In December of 2023, the Supreme Court rejected Kennedy’s motion to join Murthy v. Missouri, thus setting the stage for the vital matter of free speech to be discarded by the Supreme Court due to a technicality. With this in mind, Kennedy’s separate lawsuit against Biden may stand a stronger chance of securing a precedent-setting ruling in favor of free speech.

According to the court’s majority opinion authored by Justice Amy Coney Barrett,

The plaintiffs fail, by and large, to link their past social-media restrictions and the defendants’ communications with the platforms. The state plaintiffs, Louisiana and Missouri, refer only to action taken by Facebook against a Louisiana state representative’s post about children and the COVID-19 vaccine. But they never say when Facebook took action against the official’s post – a critical fact in establishing a causal link.

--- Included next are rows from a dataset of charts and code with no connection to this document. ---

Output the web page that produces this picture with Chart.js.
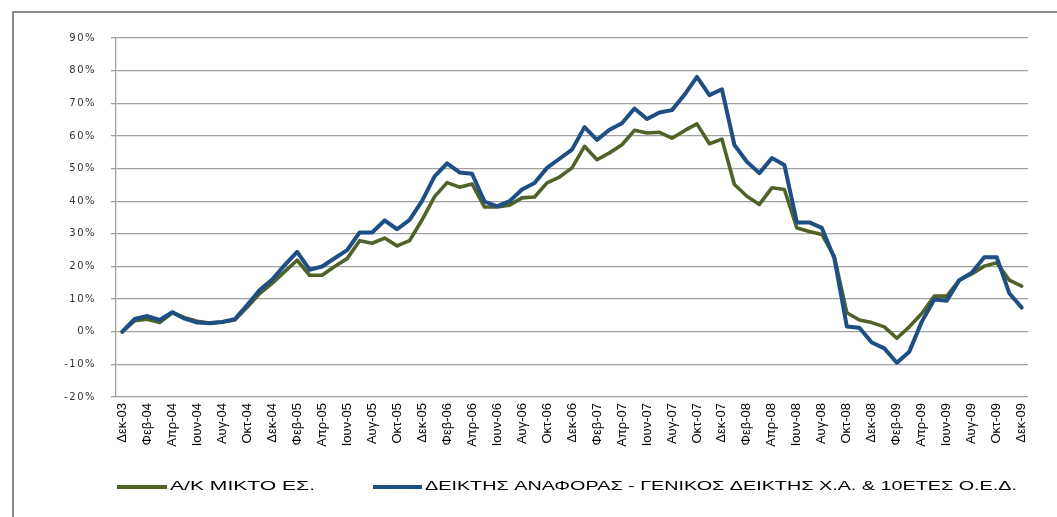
<!DOCTYPE html>
<html><head><meta charset="utf-8">
<script src="https://cdn.jsdelivr.net/npm/chart.js@4.4.1/dist/chart.umd.min.js"></script>
<style>html,body{margin:0;padding:0;background:#fff;overflow:hidden}canvas{display:block}</style>
</head><body>
<canvas id="c" width="1057" height="517"></canvas>
<script>
const categories = [
 'Δεκ-03','Ιαν-04','Φεβ-04','Μαρ-04','Απρ-04','Μαϊ-04','Ιουν-04','Ιουλ-04','Αυγ-04','Σεπ-04','Οκτ-04','Νοε-04',
 'Δεκ-04','Ιαν-05','Φεβ-05','Μαρ-05','Απρ-05','Μαϊ-05','Ιουν-05','Ιουλ-05','Αυγ-05','Σεπ-05','Οκτ-05','Νοε-05',
 'Δεκ-05','Ιαν-06','Φεβ-06','Μαρ-06','Απρ-06','Μαϊ-06','Ιουν-06','Ιουλ-06','Αυγ-06','Σεπ-06','Οκτ-06','Νοε-06',
 'Δεκ-06','Ιαν-07','Φεβ-07','Μαρ-07','Απρ-07','Μαϊ-07','Ιουν-07','Ιουλ-07','Αυγ-07','Σεπ-07','Οκτ-07','Νοε-07',
 'Δεκ-07','Ιαν-08','Φεβ-08','Μαρ-08','Απρ-08','Μαϊ-08','Ιουν-08','Ιουλ-08','Αυγ-08','Σεπ-08','Οκτ-08','Νοε-08',
 'Δεκ-08','Ιαν-09','Φεβ-09','Μαρ-09','Απρ-09','Μαϊ-09','Ιουν-09','Ιουλ-09','Αυγ-09','Σεπ-09','Οκτ-09','Νοε-09',
 'Δεκ-09'
];
// Α/Κ ΜΙΚΤΟ ΕΣ. (cumulative return, %)
const seriesFund = [
 0, 3.4, 3.8, 2.8, 5.8, 4.3, 3.2, 2.7, 3.0, 3.6, 7.5, 11.7,
 14.8, 18.4, 21.9, 17.3, 17.3, 20.0, 22.4, 27.9, 27.1, 28.7, 26.3, 27.9,
 34.3, 41.4, 45.7, 44.3, 45.3, 38.2, 38.2, 38.8, 41.0, 41.3, 45.6, 47.4,
 50.2, 56.8, 52.7, 54.8, 57.3, 61.7, 60.9, 61.1, 59.3, 61.6, 63.7, 57.6,
 59.0, 45.1, 41.5, 39.0, 44.1, 43.6, 31.8, 30.7, 29.8, 23.0, 5.8, 3.6,
 2.8, 1.5, -2.0, 1.5, 5.6, 10.9, 10.9, 15.8, 17.7, 20.1, 21.1, 15.8,
 14.0
];
// ΔΕΙΚΤΗΣ ΑΝΑΦΟΡΑΣ (cumulative return, %)
const seriesBenchmark = [
 0, 3.9, 4.8, 3.6, 6.0, 4.0, 2.8, 2.6, 3.0, 3.8, 8.2, 12.8,
 16.0, 20.4, 24.5, 19.0, 20.0, 22.5, 25.0, 30.4, 30.4, 34.1, 31.4, 34.3,
 40.1, 47.6, 51.6, 48.8, 48.4, 39.9, 38.4, 40.0, 43.6, 45.6, 50.2, 53.0,
 55.8, 62.7, 58.8, 61.9, 63.9, 68.4, 65.2, 67.2, 67.9, 72.6, 78.1, 72.5,
 74.3, 57.2, 52.1, 48.6, 53.2, 51.1, 33.5, 33.5, 31.8, 22.5, 1.6, 1.2,
 -3.3, -5.1, -9.5, -6.1, 3.1, 9.9, 9.5, 15.8, 18.1, 22.8, 22.8, 11.8,
 7.4
];
const seriesNames = ['Α/Κ ΜΙΚΤΟ ΕΣ.', 'ΔΕΙΚΤΗΣ ΑΝΑΦΟΡΑΣ - ΓΕΝΙΚΟΣ ΔΕΙΚΤΗΣ Χ.Α. & 10ΕΤΕΣ Ο.Ε.Δ.'];
const yMin = -20, yMax = 90, yStep = 10;

const COLORS = ['#4F6228', '#1F4E85'];

const framePlugin = {
  id: 'frame',
  beforeDraw(chart) {
    const ctx = chart.ctx;
    ctx.save();
    ctx.fillStyle = '#fff';
    ctx.fillRect(0, 0, chart.width, chart.height);
    ctx.strokeStyle = '#8a8a8a';
    ctx.lineWidth = 2;
    ctx.beginPath();
    ctx.moveTo(13, chart.height);
    ctx.lineTo(13, 12);
    ctx.lineTo(chart.width, 12);
    ctx.stroke();
    ctx.restore();
  },
  afterDraw(chart) {
    const ctx = chart.ctx;
    const items = [
      {x0: 117, x1: 167, tx: 170, tw: 145},
      {x0: 373, x1: 422, tx: 425, tw: 592}
    ];
    const y = 487;
    chart.data.datasets.forEach((ds, i) => {
      const it = items[i];
      ctx.save();
      ctx.strokeStyle = ds.borderColor;
      ctx.lineWidth = 4;
      ctx.beginPath();
      ctx.moveTo(it.x0, y);
      ctx.lineTo(it.x1, y);
      ctx.stroke();
      ctx.font = '13px "Liberation Sans", Arial, sans-serif';
      ctx.fillStyle = '#000';
      ctx.textBaseline = 'middle';
      ctx.textAlign = 'left';
      const w = ctx.measureText(ds.label).width;
      ctx.translate(it.tx, y - 1);
      ctx.scale(it.tw / w, 1);
      ctx.fillText(ds.label, 0, 0);
      ctx.restore();
    });
  }
};

new Chart(document.getElementById('c'), {
  type: 'line',
  data: {
    labels: categories,
    datasets: [
      {label: seriesNames[0], data: seriesFund, borderColor: COLORS[0], backgroundColor: COLORS[0],
       borderWidth: 3.6, pointRadius: 0, tension: 0, order: 2, borderJoinStyle: 'round', borderCapStyle: 'round', fill: false},
      {label: seriesNames[1], data: seriesBenchmark, borderColor: COLORS[1], backgroundColor: COLORS[1],
       borderWidth: 4, pointRadius: 0, tension: 0, order: 1, borderJoinStyle: 'round', borderCapStyle: 'round', fill: false}
    ]
  },
  options: {
    responsive: false,
    animation: false,
    devicePixelRatio: 1,
    layout: {padding: {top: 38, right: 29, bottom: 0, left: 0}},
    plugins: {legend: {display: false}, tooltip: {enabled: false}},
    scales: {
      x: {
        type: 'category',
        offset: true,
        grid: {display: false, drawTicks: false},
        border: {display: false},
        ticks: {
          autoSkip: false, maxRotation: 90, minRotation: 90, padding: 6,
          color: '#000',
          font: {family: '"Liberation Sans Narrow", "Liberation Sans", Arial, sans-serif', size: 13},
          callback(v, i) { return i % 2 === 0 ? this.getLabelForValue(v) : ''; }
        },
        afterFit(s) { s.height = 120; }
      },
      y: {
        min: yMin, max: yMax,
        ticks: {
          stepSize: yStep, padding: 15, color: '#333',
          font: {family: '"DejaVu Sans", Verdana, sans-serif', size: 10},
          callback: v => v + '%'
        },
        grid: {color: '#a0a0a0', lineWidth: 1.3, tickLength: 5, drawTicks: true},
        border: {display: true, color: '#a0a0a0', width: 1.3},
        afterFit(s) { s.width = 116; },
        afterUpdate(s) {
          if (!s._lsPatched) {
            const orig = s.drawLabels.bind(s);
            s.drawLabels = function (a) {
              const c = this.ctx; c.save(); c.letterSpacing = '1.5px'; orig(a); c.restore();
            };
            s._lsPatched = true;
          }
        }
      }
    }
  },
  plugins: [framePlugin]
});
</script>
</body></html>
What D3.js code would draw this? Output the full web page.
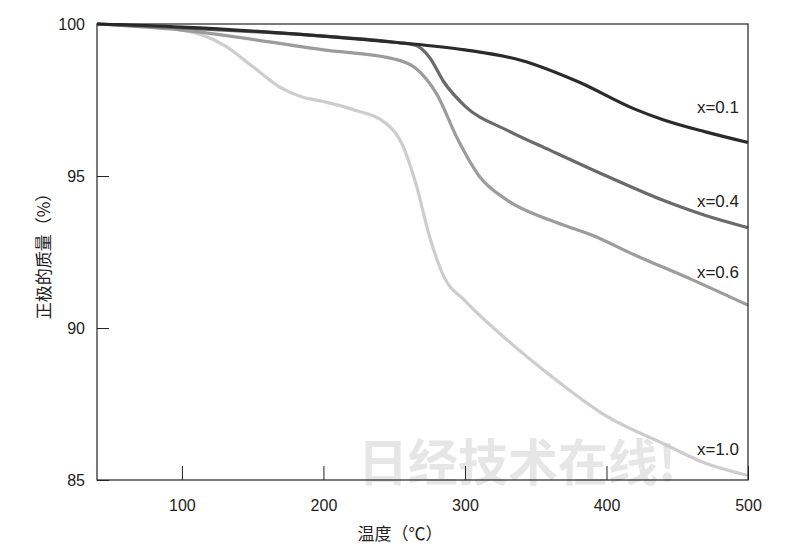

A dissenting opinion written by Justice Alito and joined by Justices Thomas and Gorsuch determined that the plaintiffs had standing and that the Biden administration’s censorship was unconstitutional. According to Alito, social media platforms are vulnerable to bullying by federal authorities due to Section 230 of the Communications Decency Act of 1996, shielding companies from the liability associated with publishers. If federal officials took steps to change this, the current social media business model would be terminated.

The dissenting opinion further states that the federal government is in a position to pursue social media companies with domestic antitrust laws or else fail to defend US social media companies from often excessive regulations imposed by foreign entities, including the European Union. Alito and his fellow dissenting justices paint a picture of social media companies that were systematically subjected to direct pressure from the White House, to which they submitted, to censor content that the administration found objectionable. Had they not capitulated to the administration’s demands for censorship, the justices imply, the social media companies could reasonably have expected to pay a large financial price in both the short and long term.

In his dissenting opinion, Alito appeared to criticize fellow justices for reducing the epoch-making issue of free speech to a technicality. According to Alito, “high-ranking government officials placed unrelenting pressure on Facebook to suppress Americans’ free speech. Because the court unjustifiably refuses to address this serious threat to the First Amendment, I respectfully dissent.”

Had the issue of standing been resolved by allowing Kennedy to join the lawsuit, other justices might have taken a similar view of the matter of the case on its merits. It is worth noting that the Supreme Court’s ruling covers a preliminary injunction which means that it is still theoretically possible that the Murthy case could be reviewed at a later date on its core merits.

While the attorneys general of Missouri and Louisiana led a valiant effort to restore free speech to our digital public squares, Kennedy’s dire prediction that the issue of standing could ruin the chances of securing a permanent victory proved to be all too true.